8. This is an interesting stat: According to Corsica, since the start of 2016-17, the Leafs have allowed just one 5-on-3 goal against. With their full two-minute kill in this game, they’ve now allowed just the one in around 15 and a half minutes of 3-on-5 time dating back to October 2016, and haven’t conceded one yet this season. As far as a goals-against-per-60 rate on 5-on-3 kills, that’s the best in the NHL over that time frame.

How meaningful that stat is, I’m not sure, because there is a good deal of luck that goes into it, such as the post Leon Draisaitl hit that bounced off of the back of McElhinney and stayed out. Despite spending almost the entirety in the d-zone after one initial clear off the faceoff, the Leafs survived. 5-on-3s are about taking away the automatic goal on the backdoor play, putting bodies in shot lanes and getting goaltending + luck, and the Leafs managed to pull it off on a huge full-two minute kill late in the second period of this game.

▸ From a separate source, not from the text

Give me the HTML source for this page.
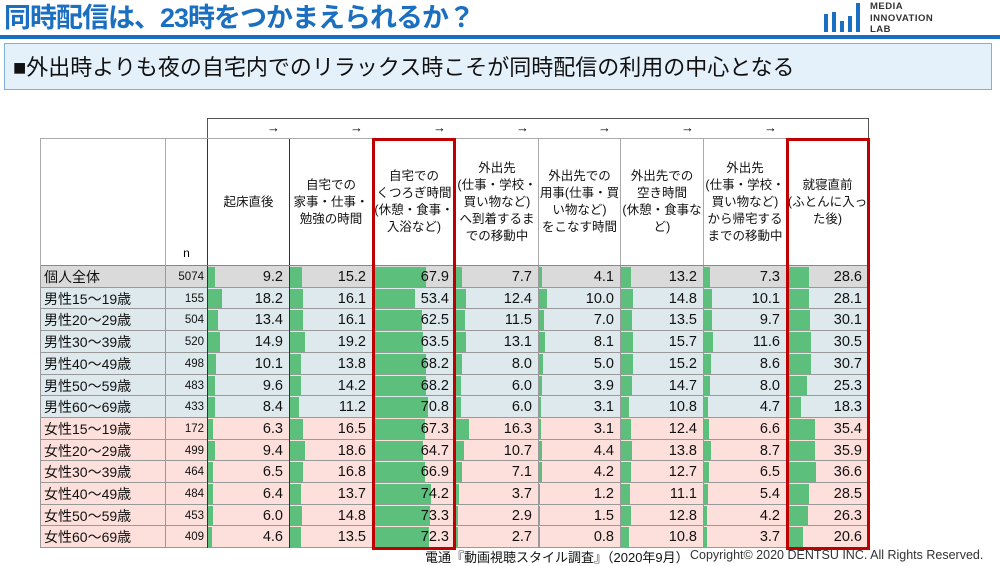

9. As far as 20+ minute games by Leaf forwards this season, Auston Matthews leads the team (as he should) with five, but there’s actually someone tied with him: Zach Hyman, who played 20+ minutes just twice in 82 games last season and is already up to five this year. He’s playing about the same minutes on the PK and nearly a minute more per game at even strength. Most forwards that are second on their team in ice time are playing the power play and Hyman isn’t; that said, as the second-most played forward on the team (all situations as well as even strength) and permanent linemate of Matthews, 40 points should be the bare minimum ask for a player in that kind of role, especially on a team with the offensive weapons and overall depth of the Leafs up front. With his game-winning goal in this game, Hyman is just a shade below a 40-point pace (assuming a full 82) with 15 through 31.

10. Last but not least, as a long-time season ticket holder, congrats to all of the fellow TFC fans out there. It really does feel like the tide is finally turning in the sports scene in the city.